Former NBA star Ray Allen dove into the discussion recently, though he merely explained why James didn’t deserve to be considered the GOAT.
Where you come down on the debate of which legend is better than the other, though, might depend on what you value in a player.
LeBron fans can point to James’ all-around game, his sustained greatness over a 19-year span, and his ability to consistently compete for championships.
MJ supporters, meanwhile, will likely point to his scoring prowess, his flair for the big moment, and his 6-0 record in the NBA Finals.
Skip Bayless, a consistent critic of James, resides firmly in the latter camp. But there is one area in which he gives James an edge — however slight — over His Airness.
“As I always say, LeBron James is still the best passer in basketball as he enters Year 20,” Bayless said on his podcast, “The Skip Bayless Show.” “He is a generational passer. He was born with a rare gift of being able to see it and anticipate it before it even happens. Execute it before it even becomes apparent to most human eyes.”
The one thing LeBron James is better at than Michael Jordan
Skip Bayless admits one thing that Los Angeles Lakers superstar LeBron James is a better at than Michael Jordan. “He is a generational passer. He has a rare gift.”
Bayless considered James to reside in rare company among the greatest passers in NBA history.
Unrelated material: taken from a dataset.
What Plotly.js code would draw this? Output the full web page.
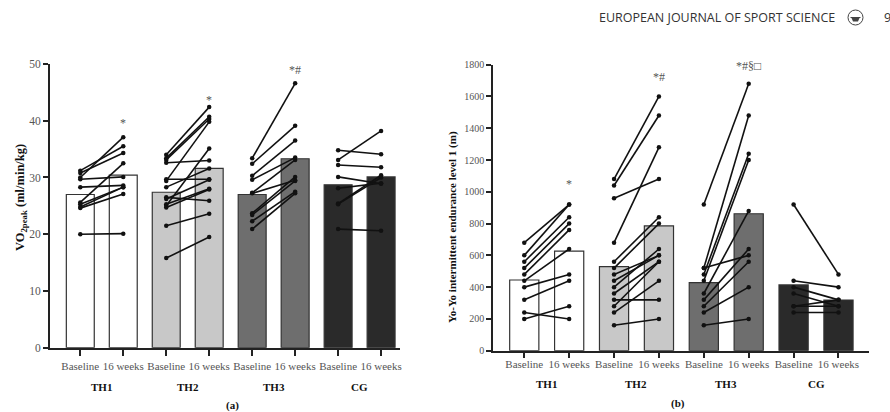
<!DOCTYPE html>
<html><head><meta charset="utf-8">
<script src="https://cdn.plot.ly/plotly-3.0.1.min.js"></script>
<style>html,body{margin:0;padding:0;background:#fff}#c{width:890px;height:412px}</style>
</head><body><div id="c"></div>
<script>
// ---------- data ----------
const groups = ['TH1', 'TH2', 'TH3', 'CG'];
const times = ['Baseline', '16 weeks'];
const groupColors = ['#ffffff', '#c8c8c8', '#6e6e6e', '#2a2a2a'];

// Panel (a): VO2peak (ml/min/kg) group means (bars)
const vo2Mean = [27.0, 30.4, 27.4, 31.6, 27.0, 33.3, 28.7, 30.1];
// individual subjects (baseline -> 16 weeks)
const vo2TH1Base = [31.2, 30.8, 30.0, 29.7, 28.3, 25.6, 25.3, 24.8, 24.6, 20.0];
const vo2TH1Post = [35.5, 34.3, 37.1, 30.1, 28.6, 32.5, 28.3, 28.3, 27.1, 20.1];
const vo2TH2Base = [34.0, 33.4, 33.1, 32.6, 29.7, 29.4, 28.3, 26.5, 26.2, 25.3, 25.0, 24.7, 21.5, 15.8];
const vo2TH2Post = [42.4, 40.7, 40.3, 33.0, 29.7, 39.8, 31.6, 25.9, 29.6, 28.0, 35.1, 27.9, 23.6, 19.5];
const vo2TH3Base = [33.4, 32.4, 30.3, 29.6, 27.3, 27.2, 23.7, 23.4, 22.3, 20.9];
const vo2TH3Post = [46.6, 39.1, 36.5, 33.5, 33.1, 29.5, 30.1, 29.4, 27.5, 27.2];
const vo2CGBase = [34.8, 33.1, 32.2, 30.1, 28.1, 25.4, 25.3, 20.9];
const vo2CGPost = [34.1, 38.2, 31.8, 28.9, 29.0, 30.4, 30.0, 20.6];

// Panel (b): Yo-Yo IE1 (m) group means (bars)
const yoyoMean = [445, 627, 529, 785, 428, 862, 414, 319];
const yoyoTH1Base = [680, 600, 560, 520, 480, 440, 400, 320, 240, 200];
const yoyoTH1Post = [920, 920, 840, 800, 760, 640, 480, 440, 200, 280];
const yoyoTH2Base = [1080, 1040, 960, 680, 560, 520, 480, 440, 400, 360, 320, 280, 240, 160];
const yoyoTH2Post = [1600, 1480, 1080, 1280, 840, 800, 600, 600, 640, 560, 320, 560, 440, 200];
const yoyoTH3Base = [920, 520, 520, 480, 440, 360, 320, 280, 240, 160];
const yoyoTH3Post = [1680, 1480, 600, 1240, 1200, 880, 640, 560, 400, 200];
const yoyoCGBase = [920, 440, 400, 360, 280, 280, 240];
const yoyoCGPost = [480, 400, 320, 280, 320, 280, 240];

const sigA = ['*', '*', '*#', ''];
const sigB = ['*', '*#', '*#§□', ''];

// ---------- build ----------
const cats = [];
const tickText = [];
groups.forEach(g => times.forEach(t => { cats.push(g + ' ' + t); tickText.push(t); }));
const barColors = [];
groupColors.forEach(c => { barColors.push(c, c); });

function segs(base, post, g, xa, ya) {
  const x = [], y = [];
  base.forEach((b, i) => { x.push(g + ' Baseline', g + ' 16 weeks', null); y.push(b, post[i], null); });
  return {type: 'scatter', mode: 'lines+markers', x, y, xaxis: xa, yaxis: ya,
    line: {color: '#111', width: 1.6}, marker: {color: '#111', size: 4.5},
    hoverinfo: 'skip', showlegend: false, connectgaps: false};
}
const dataA = [[vo2TH1Base, vo2TH1Post], [vo2TH2Base, vo2TH2Post], [vo2TH3Base, vo2TH3Post], [vo2CGBase, vo2CGPost]];
const dataB = [[yoyoTH1Base, yoyoTH1Post], [yoyoTH2Base, yoyoTH2Post], [yoyoTH3Base, yoyoTH3Post], [yoyoCGBase, yoyoCGPost]];

const traces = [
  {type: 'bar', x: cats, y: vo2Mean, xaxis: 'x', yaxis: 'y', width: 0.65,
   marker: {color: barColors, line: {color: '#333', width: 1.2}}, showlegend: false, hoverinfo: 'skip'},
  {type: 'bar', x: cats, y: yoyoMean, xaxis: 'x2', yaxis: 'y2', width: 0.65,
   marker: {color: barColors, line: {color: '#333', width: 1.2}}, showlegend: false, hoverinfo: 'skip'}
];
groups.forEach((g, i) => traces.push(segs(dataA[i][0], dataA[i][1], g, 'x', 'y')));
groups.forEach((g, i) => traces.push(segs(dataB[i][0], dataB[i][1], g, 'x2', 'y2')));

const W = 890, H = 412;
const px = v => v / W, py = v => 1 - v / H;
const serif = 'Liberation Serif, Times New Roman, serif';

const xCommon = {type: 'category', categoryorder: 'array', categoryarray: cats,
  tickvals: cats, ticktext: tickText, showgrid: false, zeroline: false,
  showline: true, linecolor: '#222', linewidth: 2, ticks: 'outside', ticklen: 6, tickwidth: 2,
  tickcolor: '#222', tickfont: {family: serif, size: 11, color: '#555'},
  fixedrange: true};
const yCommon = {showgrid: false, zeroline: false, showline: true, linecolor: '#222', linewidth: 2,
  ticks: 'outside', ticklen: 5, tickwidth: 2, tickcolor: '#222',
  tickfont: {family: serif, size: 10, color: '#555'}, fixedrange: true};

const annotations = [];
function ann(o) { annotations.push(Object.assign({showarrow: false, xanchor: 'center', yanchor: 'middle'}, o)); }
// significance marks
const sigYA = [39.6, 43.6, 49.0];
const sigYB = [1050, 1720, 1790];
sigA.forEach((s, i) => { if (s) ann({xref: 'x', yref: 'y', x: groups[i] + ' 16 weeks', y: sigYA[i], text: s, font: {family: serif, size: 12, color: '#555'}}); });
sigB.forEach((s, i) => { if (s) ann({xref: 'x2', yref: 'y2', x: groups[i] + ' 16 weeks', y: sigYB[i], text: s, font: {family: serif, size: 12, color: '#555'}}); });
// group labels
groups.forEach((g, i) => {
  ann({xref: 'x', yref: 'paper', x: 2 * i + 0.5, y: py(387), text: '<b>' + g + '</b>', font: {family: serif, size: 11, color: '#111'}});
  ann({xref: 'x2', yref: 'paper', x: 2 * i + 0.5, y: py(384), text: '<b>' + g + '</b>', font: {family: serif, size: 11, color: '#111'}});
});
ann({xref: 'paper', yref: 'paper', x: px(232), y: py(405), text: '<b>(a)</b>', font: {family: serif, size: 11, color: '#111'}});
ann({xref: 'paper', yref: 'paper', x: px(678), y: py(403), text: '<b>(b)</b>', font: {family: serif, size: 11, color: '#111'}});
// axis titles
ann({xref: 'paper', yref: 'paper', x: px(21), y: py(198), textangle: -90, text: '<b>VO<sub>2peak</sub> (ml/min/kg)</b>', font: {family: serif, size: 12.5, color: '#111'}});
ann({xref: 'paper', yref: 'paper', x: px(452), y: py(227), textangle: -90, text: '<b>Yo-Yo intermittent endurance level 1 (m)</b>', font: {family: serif, size: 11, color: '#111'}});
// header
ann({xref: 'paper', yref: 'paper', x: px(597), y: py(18), xanchor: 'left', text: 'EUROPEAN JOURNAL OF SPORT SCIENCE', font: {family: 'Open Sans, sans-serif', size: 12.5, color: '#333'}});
ann({xref: 'paper', yref: 'paper', x: px(882), y: py(18), xanchor: 'left', text: '9', font: {family: 'Open Sans, sans-serif', size: 12.5, color: '#333'}});

const shapes = [
  {type: 'circle', xref: 'paper', yref: 'paper', x0: px(848), x1: px(863), y0: py(25), y1: py(10), line: {color: '#444', width: 1}},
  {type: 'line', xref: 'paper', yref: 'paper', x0: px(850.5), x1: px(860.5), y0: py(17.5), y1: py(17.5), line: {color: '#444', width: 1}},
  {type: 'path', xref: 'paper', yref: 'paper', path: `M ${px(851.5)} ${py(18)} L ${px(859.5)} ${py(18)} L ${px(858)} ${py(21.5)} L ${px(853)} ${py(21.5)} Z`, fillcolor: '#444', line: {width: 0}}
];

const layout = {
  width: W, height: H, margin: {l: 0, r: 0, t: 0, b: 0}, paper_bgcolor: '#fff', plot_bgcolor: 'rgba(0,0,0,0)',
  bargap: 0.35, showlegend: false,
  xaxis: Object.assign({}, xCommon, {domain: [px(50), px(400)], range: [-0.705, 7.44], anchor: 'y', ticklabelstandoff: 1}),
  yaxis: Object.assign({}, yCommon, {domain: [py(347.7), py(64)], range: [0, 50], tickvals: [0, 10, 20, 30, 40, 50], anchor: 'x', tickfont: {family: serif, size: 11.5, color: '#555'}}),
  xaxis2: Object.assign({}, xCommon, {domain: [px(493.3), px(869)], range: [-0.69, 7.68], anchor: 'y2', ticklen: 5, ticklabelstandoff: -3}),
  yaxis2: Object.assign({}, yCommon, {domain: [py(350.7), py(64.7)], range: [0, 1800], tickvals: [0, 200, 400, 600, 800, 1000, 1200, 1400, 1600, 1800], anchor: 'x2'}),
  annotations, shapes
};
Plotly.newPlot('c', traces, layout, {staticPlot: true, displayModeBar: false});
</script></body></html>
“It’s a gift, it’s generational,” he said. “It’s Magic, it’s Stockton, it’s Jason Kidd, it’s Steve Nash, it’s LeBron.”
But the host of “Undisputed” also made it clear that he believes James’ edge over Jordan in this area is a small one.
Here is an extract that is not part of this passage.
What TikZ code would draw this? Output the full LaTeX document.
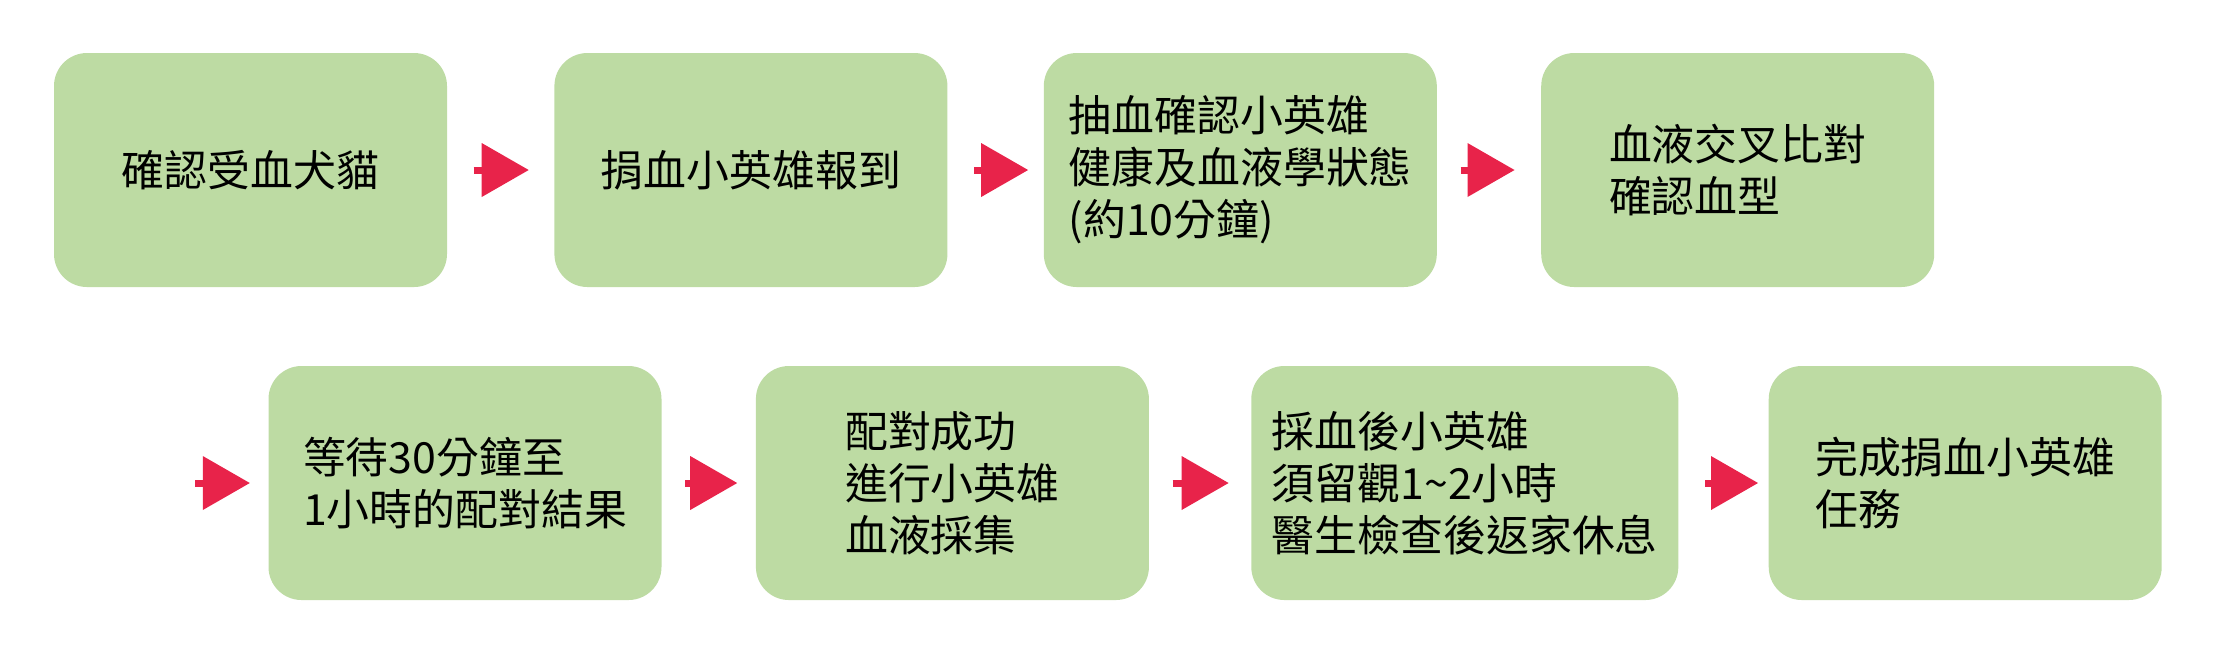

“Please do not sleep on Michael Jordan’s passing ability,” he said. “It’s not quite LeBron, but I’m going to remind everyone, in 1989, Michael Jeffrey Jordan — that was his fifth year — led the league in scoring. He also averaged eight rebounds. But here’s the catch: He also averaged, that year, a career-high eight assists. Think about that. Jordan, as he led the league in scoring, he also averaged eight assists.”
That is by far Jordan’s best season in the assist category, as he only topped 6.0 assists two other times: 6.3 in 1989-90, and 6.1 in 1991-92. For his career, Jordan averaged 5.3 APG.
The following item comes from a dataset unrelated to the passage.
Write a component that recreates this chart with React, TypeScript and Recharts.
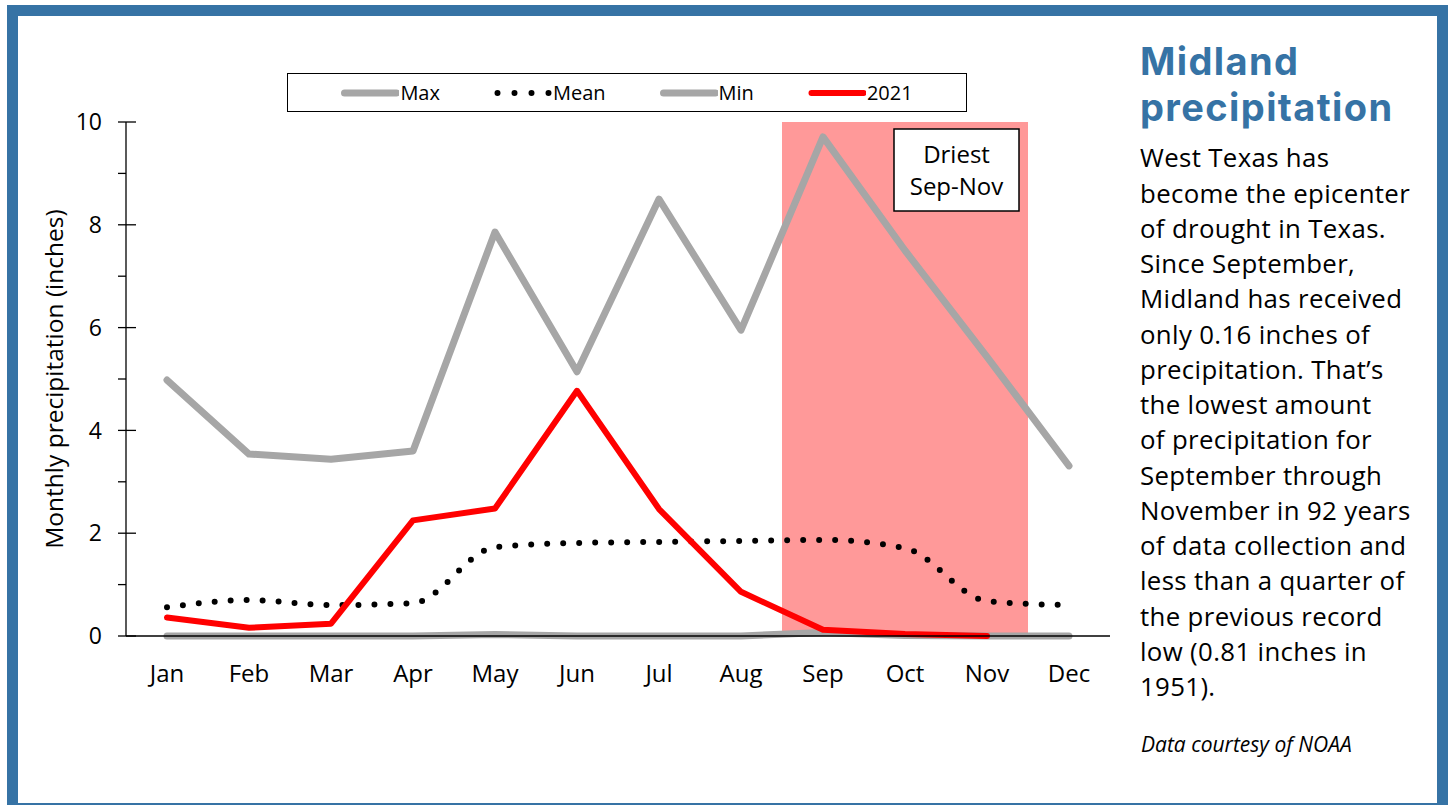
import React from 'react';
import { LineChart, Line, XAxis, YAxis, ReferenceArea, Legend } from 'recharts';

const months = ['Jan', 'Feb', 'Mar', 'Apr', 'May', 'Jun', 'Jul', 'Aug', 'Sep', 'Oct', 'Nov', 'Dec'];
const monthNumbers = [1, 2, 3, 4, 5, 6, 7, 8, 9, 10, 11, 12];
const maxValues = [4.98, 3.54, 3.44, 3.6, 7.86, 5.14, 8.5, 5.95, 9.71, 7.5, 5.43, 3.31];
const meanValues = [0.56, 0.7, 0.6, 0.64, 1.73, 1.81, 1.83, 1.85, 1.87, 1.71, 0.68, 0.6];
const minValues = [0, 0, 0, 0, 0.03, 0, 0, 0, 0.07, 0.01, 0, 0];
const values2021: (number | null)[] = [0.36, 0.16, 0.24, 2.25, 2.48, 4.77, 2.47, 0.86, 0.12, 0.04, 0.0, null];
const yTicks = [0, 1, 2, 3, 4, 5, 6, 7, 8, 9, 10];
const monthBoundaries = [0.5, 1.5, 2.5, 3.5, 4.5, 5.5, 6.5, 7.5, 8.5, 9.5, 10.5, 11.5, 12.5];
const driestStart = 8.5;
const driestEnd = 11.5;
const driestLines = ['Driest', 'Sep-Nov'];

const titleLines = ['Midland', 'precipitation'];
const bodyLines = [
  'West Texas has',
  'become the epicenter',
  'of drought in Texas.',
  'Since September,',
  'Midland has received',
  'only 0.16 inches of',
  'precipitation. That\u2019s',
  'the lowest amount',
  'of precipitation for',
  'September through',
  'November in 92 years',
  'of data collection and',
  'less than a quarter of',
  'the previous record',
  'low (0.81 inches in',
  '1951).',
];
const creditText = 'Data courtesy of NOAA';

const data = monthNumbers.map((m, i) => ({
  m,
  name: months[i],
  max: maxValues[i],
  mean: meanValues[i],
  min: minValues[i],
  y2021: values2021[i],
}));

const FONT = "'Open Sans', sans-serif";
const TITLE_FONT = "Inter, 'Open Sans', sans-serif";
const BLUE = '#3673A5';
const GRAY = '#A6A6A6';
const RED = '#FF0000';
const PINK = '#FF9999';

const legendItems = [
  { label: 'Max', color: GRAY, width: 7, dash: undefined as string | undefined },
  { label: 'Mean', color: '#000', width: 6, dash: '0 17' },
  { label: 'Min', color: GRAY, width: 7, dash: undefined as string | undefined },
  { label: '2021', color: RED, width: 6, dash: undefined as string | undefined },
];

const Y_TICK_SIZE = 8;
const Y_TICK_MARGIN = 16;

const YTick = (props: any) => {
  const { x, y, payload } = props;
  const v = payload.value;
  const major = v % 2 === 0;
  if (!major) return <g />;
  const ax = x + Y_TICK_MARGIN + Y_TICK_SIZE;
  return (
    <g>
      <line x1={ax} x2={ax + 10} y1={y} y2={y} stroke="#000" strokeWidth={1.3} />
      <text x={x} y={y} dy="0.36em" textAnchor="end" fontFamily={FONT} fontSize={23} fill="#000">
        {v}
      </text>
    </g>
  );
};

const XTick = (props: any) => {
  const { x, y, payload } = props;
  const idx = monthNumbers.indexOf(payload.value);
  return (
    <text x={x} y={y} dy={36} textAnchor="middle" fontFamily={FONT} fontSize={24} fill="#000">
      {months[idx]}
    </text>
  );
};

const YLabel = (props: any) => {
  const vb = props.viewBox || {};
  const cx = vb.x - 13;
  const cy = vb.y + vb.height / 2;
  return (
    <text
      x={cx}
      y={cy}
      transform={`rotate(-90 ${cx} ${cy})`}
      textAnchor="middle"
      dominantBaseline="central"
      fontFamily={FONT}
      fontSize={24.5}
      fill="#000"
    >
      Monthly precipitation (inches)
    </text>
  );
};

const DriestLabel = (props: any) => {
  const vb = props.viewBox || {};
  const w = 125;
  const h = 82;
  const bx = vb.x + vb.width - w - 9;
  const by = vb.y + 7;
  return (
    <g>
      <rect x={bx} y={by} width={w} height={h} fill="#fff" stroke="#000" strokeWidth={1.5} />
      {driestLines.map((t, i) => (
        <text
          key={t}
          x={bx + w / 2}
          y={by + 34 + i * 32}
          textAnchor="middle"
          fontFamily={FONT}
          fontSize={24}
          fill="#000"
        >
          {t}
        </text>
      ))}
    </g>
  );
};

const LegendBox = () => (
  <div
    style={{
      width: '100%',
      height: '100%',
      boxSizing: 'border-box',
      border: '1.5px solid #000',
      background: '#fff',
      display: 'flex',
      alignItems: 'center',
      justifyContent: 'center',
      fontFamily: FONT,
      fontSize: 20,
      color: '#000',
    }}
  >
    {legendItems.map((it, i) => (
      <div
        key={it.label}
        style={{ display: 'flex', alignItems: 'center', marginLeft: i === 0 ? 0 : 54 }}
      >
        <svg width={58} height={20} style={{ display: 'block' }}>
          <line
            x1={3.5}
            x2={55.5}
            y1={10}
            y2={10}
            stroke={it.color}
            strokeWidth={it.width}
            strokeLinecap="round"
            strokeDasharray={it.dash}
          />
        </svg>
        <span style={{ marginLeft: 1, lineHeight: '20px' }}>{it.label}</span>
      </div>
    ))}
  </div>
);

export default function App() {
  return (
    <div
      style={{
        position: 'absolute',
        left: 0,
        top: 0,
        width: 1450,
        height: 805,
        overflow: 'hidden',
        background: '#fff',
        fontFamily: FONT,
      }}
    >
      <div
        style={{
          position: 'absolute',
          left: 7,
          top: 5,
          width: 1441,
          height: 809,
          boxSizing: 'border-box',
          border: `11px solid ${BLUE}`,
        }}
      />
      <div style={{ position: 'absolute', left: 0, top: 0 }}>
        <LineChart
          width={1130}
          height={805}
          data={data}
          margin={{ top: 122, left: 66, right: 20, bottom: 109 }}
        >
          <XAxis
            xAxisId="grid"
            type="number"
            dataKey="m"
            domain={[0.5, 12.5]}
            ticks={monthBoundaries}
            tick={false}
            tickSize={8}
            height={10}
            axisLine={{ stroke: '#000', strokeWidth: 1.3 }}
            tickLine={{ stroke: '#000', strokeWidth: 1.3 }}
            allowDecimals
          />
          <XAxis
            xAxisId="m"
            type="number"
            dataKey="m"
            domain={[0.5, 12.5]}
            ticks={monthNumbers}
            tick={<XTick />}
            tickLine={false}
            tickSize={0}
            tickMargin={0}
            axisLine={false}
            height={50}
            interval={0}
          />
          <XAxis
            xAxisId="top"
            orientation="top"
            type="number"
            dataKey="m"
            domain={[0.5, 12.5]}
            tick={false}
            tickLine={false}
            height={0}
            axisLine={{ stroke: '#000', strokeWidth: 1.3 }}
          />
          <YAxis
            yAxisId="v"
            domain={[0, 10]}
            ticks={yTicks}
            interval={0}
            width={60}
            tickSize={Y_TICK_SIZE}
            tickMargin={Y_TICK_MARGIN}
            tick={<YTick />}
            axisLine={{ stroke: '#000', strokeWidth: 1.3 }}
            tickLine={{ stroke: '#000', strokeWidth: 1.3 }}
            label={<YLabel />}
          />
          <YAxis
            yAxisId="right"
            orientation="right"
            domain={[0, 10]}
            width={0}
            tick={false}
            tickLine={false}
            axisLine={{ stroke: '#000', strokeWidth: 1.3 }}
          />
          <ReferenceArea
            xAxisId="m"
            yAxisId="v"
            x1={driestStart}
            x2={driestEnd}
            y1={0}
            y2={10}
            fill={PINK}
            fillOpacity={1}
            stroke="none"
            label={<DriestLabel />}
          />
          <Line
            xAxisId="m"
            yAxisId="v"
            dataKey="max"
            name="Max"
            type="linear"
            stroke={GRAY}
            strokeWidth={7}
            strokeLinecap="round"
            strokeLinejoin="round"
            dot={false}
            activeDot={false}
            isAnimationActive={false}
          />
          <Line
            xAxisId="m"
            yAxisId="v"
            dataKey="min"
            name="Min"
            type="linear"
            stroke={GRAY}
            strokeWidth={7}
            strokeLinecap="round"
            strokeLinejoin="round"
            dot={false}
            activeDot={false}
            isAnimationActive={false}
          />
          <Line
            xAxisId="m"
            yAxisId="v"
            dataKey="mean"
            name="Mean"
            type="monotone"
            stroke="#000"
            strokeWidth={6}
            strokeDasharray="0 16"
            strokeLinecap="round"
            dot={false}
            activeDot={false}
            isAnimationActive={false}
          />
          <Line
            xAxisId="m"
            yAxisId="v"
            dataKey="y2021"
            name="2021"
            type="linear"
            stroke={RED}
            strokeWidth={6}
            strokeLinecap="round"
            strokeLinejoin="round"
            dot={false}
            activeDot={false}
            connectNulls={false}
            isAnimationActive={false}
          />
          <Legend
            layout="horizontal"
            verticalAlign="middle"
            align="center"
            content={() => <LegendBox />}
            wrapperStyle={{ position: 'absolute', left: 287, top: 73, width: 680, height: 39 }}
          />
        </LineChart>
      </div>
      <div
        style={{
          position: 'absolute',
          left: 1140,
          top: 38,
          fontFamily: TITLE_FONT,
          fontWeight: 700,
          fontSize: 38,
          letterSpacing: 1.4,
          lineHeight: '46px',
          color: BLUE,
          whiteSpace: 'nowrap',
        }}
      >
        {titleLines.map((t) => (
          <div key={t}>{t}</div>
        ))}
      </div>
      <div
        style={{
          position: 'absolute',
          left: 1140,
          top: 140.3,
          fontFamily: FONT,
          fontSize: 25.8,
          letterSpacing: 0.35,
          lineHeight: '35.27px',
          color: '#000',
          whiteSpace: 'nowrap',
        }}
      >
        {bodyLines.map((t, i) => (
          <div key={i}>{t}</div>
        ))}
      </div>
      <div
        style={{
          position: 'absolute',
          left: 1141,
          top: 731,
          fontFamily: FONT,
          fontStyle: 'italic',
          fontSize: 21,
          lineHeight: '26px',
          color: '#000',
          whiteSpace: 'nowrap',
        }}
      >
        {creditText}
      </div>
    </div>
  );
}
LeBron, on the other hand, has averaged 7.4 assists for his career, and his rookie campaign (5.9 APG) was the only season he dished out fewer than six per game.
But for Bayless, the gap between the two is primarily a matter of focus — Jordan emphasized scoring, and his 30.1-point career scoring average is the best in NBA history. James’ career scoring average of 27.1 ranks fifth all-time.
“If [Jordan] had decided to, he also would have led the league in assists. But he didn’t need to, because he led the league 10 times in scoring, to LeBron’s one time.
“That’s why it’s not even close when it comes to greatest of all time.”